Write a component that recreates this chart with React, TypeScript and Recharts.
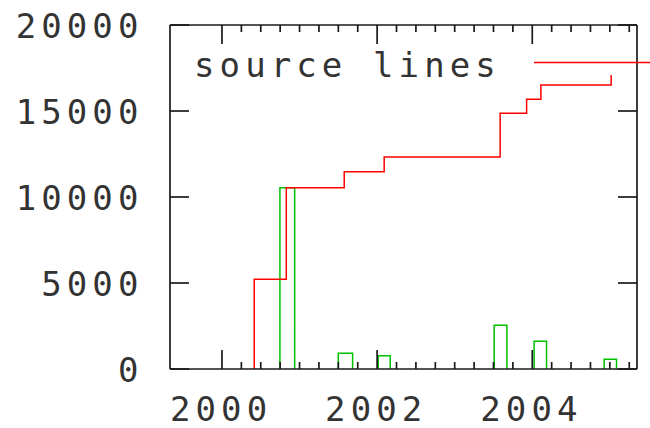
import React from 'react';
import { ComposedChart, Line, XAxis, YAxis, Legend } from 'recharts';

const seriesName = 'source lines';
const stepDates = [2000.416, 2000.416, 2000.829, 2001.576, 2002.091, 2003.586, 2003.927, 2004.111, 2005.017];
const stepTotals = [0, 5215, 10540, 11470, 12325, 14865, 15680, 16510, 17090];

const boxStart = [2000.747, 2001.499, 2002.014, 2003.509, 2004.024, 2004.927];
const boxEnd = [2000.937, 2001.684, 2002.169, 2003.673, 2004.184, 2005.086];
const boxHeight = [10540, 913, 773, 2540, 1610, 564];

const yTicks = [0, 5000, 10000, 15000, 20000];
const xLabelYears = [2000, 2002, 2004];
const xTicks = [
  2000, 2000.25, 2000.5, 2000.75, 2001, 2001.25, 2001.5, 2001.75,
  2002, 2002.25, 2002.5, 2002.75, 2003, 2003.25, 2003.5, 2003.75,
  2004, 2004.25, 2004.5, 2004.75, 2005, 2005.25,
];

const RED = '#ff0000';
const GREEN = '#00c000';
const INK = '#1a1a1a';
const TXT = '#333';
const FONT = '"DejaVu Sans Mono", monospace';
const FS = 34;
const LS = 5.1;

const redData = stepDates.map((x, i) => ({ x, y: stepTotals[i] }));
const greenData: { x: number; y: number | null }[] = [];
boxStart.forEach((s, i) => {
  greenData.push({ x: s, y: 0 });
  greenData.push({ x: s, y: boxHeight[i] });
  greenData.push({ x: boxEnd[i], y: boxHeight[i] });
  greenData.push({ x: boxEnd[i], y: 0 });
  greenData.push({ x: boxEnd[i], y: null });
});

const XTick = (props: any) => {
  const { x, y, payload, top } = props;
  const major = xLabelYears.includes(payload.value);
  const len = major ? 19 : 7;
  const dir = top ? 1 : -1;
  return (
    <g>
      <line x1={x} x2={x} y1={y} y2={y + dir * len} stroke={INK} strokeWidth={1.7} />
      {!top && major && (
        <text x={x - 52} y={y + 52} fontFamily={FONT} fontSize={FS} letterSpacing={LS} fill={TXT} textAnchor="start">
          {String(payload.value)}
        </text>
      )}
    </g>
  );
};

const YTick = (props: any) => {
  const { x, y, payload, right } = props;
  const dir = right ? -1 : 1;
  return (
    <g>
      <line x1={x} x2={x + dir * 19} y1={y} y2={y} stroke={INK} strokeWidth={1.7} />
      {!right && (
        <text x={x - 26.5} y={y + 12.5} fontFamily={FONT} fontSize={FS} letterSpacing={LS} fill={TXT} textAnchor="end">
          {String(payload.value)}
        </text>
      )}
    </g>
  );
};

const LegendContent = (props: any) => {
  const items = (props.payload || []).filter((p: any) => p.value === seriesName);
  return (
    <svg width={650} height={100} style={{ display: 'block' }}>
      {items.map((p: any) => (
        <g key={p.value}>
          <text x={194} y={76.5} fontFamily={FONT} fontSize={FS} letterSpacing={LS} fill={TXT}>
            {p.value}
          </text>
          <line x1={534} x2={650} y1={62.5} y2={62.5} stroke={p.color} strokeWidth={1.5} />
        </g>
      ))}
    </svg>
  );
};

export default function App() {
  const xDomain = [1999.33, 2005.35];
  return (
    <div style={{ position: 'absolute', left: 0, top: 0, width: 650, height: 428, background: '#fff' }}>
      <ComposedChart width={650} height={428} margin={{ top: 24, right: 12, bottom: 0, left: 10 }}>
        <XAxis
          xAxisId="b"
          type="number"
          dataKey="x"
          domain={xDomain}
          allowDataOverflow
          ticks={xTicks}
          interval={0}
          height={59}
          tickSize={0}
          tickMargin={0}
          tickLine={false}
          axisLine={{ stroke: INK, strokeWidth: 1.7 }}
          tick={(p: any) => <XTick {...p} />}
        />
        <XAxis
          xAxisId="t"
          orientation="top"
          type="number"
          dataKey="x"
          domain={xDomain}
          allowDataOverflow
          ticks={xTicks}
          interval={0}
          height={1}
          tickSize={0}
          tickMargin={0}
          tickLine={false}
          axisLine={{ stroke: INK, strokeWidth: 1.7 }}
          tick={(p: any) => <XTick {...p} top />}
        />
        <YAxis
          yAxisId="l"
          type="number"
          domain={[0, 20000]}
          allowDataOverflow
          ticks={yTicks}
          interval={0}
          width={160}
          tickSize={0}
          tickMargin={0}
          tickLine={false}
          axisLine={{ stroke: INK, strokeWidth: 1.7 }}
          tick={(p: any) => <YTick {...p} />}
        />
        <YAxis
          yAxisId="r"
          orientation="right"
          type="number"
          domain={[0, 20000]}
          allowDataOverflow
          ticks={yTicks}
          interval={0}
          width={1}
          tickSize={0}
          tickMargin={0}
          tickLine={false}
          axisLine={{ stroke: INK, strokeWidth: 1.7 }}
          tick={(p: any) => <YTick {...p} right />}
        />
        <Line
          xAxisId="t"
          yAxisId="r"
          data={redData}
          dataKey="y"
          type="stepAfter"
          stroke="none"
          strokeWidth={0}
          dot={false}
          activeDot={false}
          legendType="none"
          name="mirror"
          isAnimationActive={false}
        />
        <Line
          xAxisId="b"
          yAxisId="l"
          data={greenData}
          dataKey="y"
          type="linear"
          stroke={GREEN}
          strokeWidth={1.5}
          dot={false}
          activeDot={false}
          connectNulls={false}
          legendType="none"
          name="boxes"
          isAnimationActive={false}
        />
        <Line
          xAxisId="b"
          yAxisId="l"
          data={redData}
          dataKey="y"
          type="stepAfter"
          stroke={RED}
          strokeWidth={1.5}
          dot={false}
          activeDot={false}
          name={seriesName}
          isAnimationActive={false}
        />
        <Legend
          layout="horizontal"
          align="center"
          verticalAlign="middle"
          content={(p: any) => <LegendContent {...p} />}
          wrapperStyle={{ position: 'absolute', left: 0, top: 0, width: 650, height: 100, pointerEvents: 'none' }}
        />
      </ComposedChart>
    </div>
  );
}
◆ ◆ ◆
> _WHAT IS EXPECTED_:
Starting at the top of the listing above, reproduce each line up to and including the one with "15680, 16510, 17090];"; omit the pictures.

> _OUTPUT OF THE EXERCISE_:
Write a component that recreates this chart with React, TypeScript and Recharts.
import React from 'react';
import { ComposedChart, Line, XAxis, YAxis, Legend } from 'recharts';

const seriesName = 'source lines';
const stepDates = [2000.416, 2000.416, 2000.829, 2001.576, 2002.091, 2003.586, 2003.927, 2004.111, 2005.017];
const stepTotals = [0, 5215, 10540, 11470, 12325, 14865, 15680, 16510, 17090];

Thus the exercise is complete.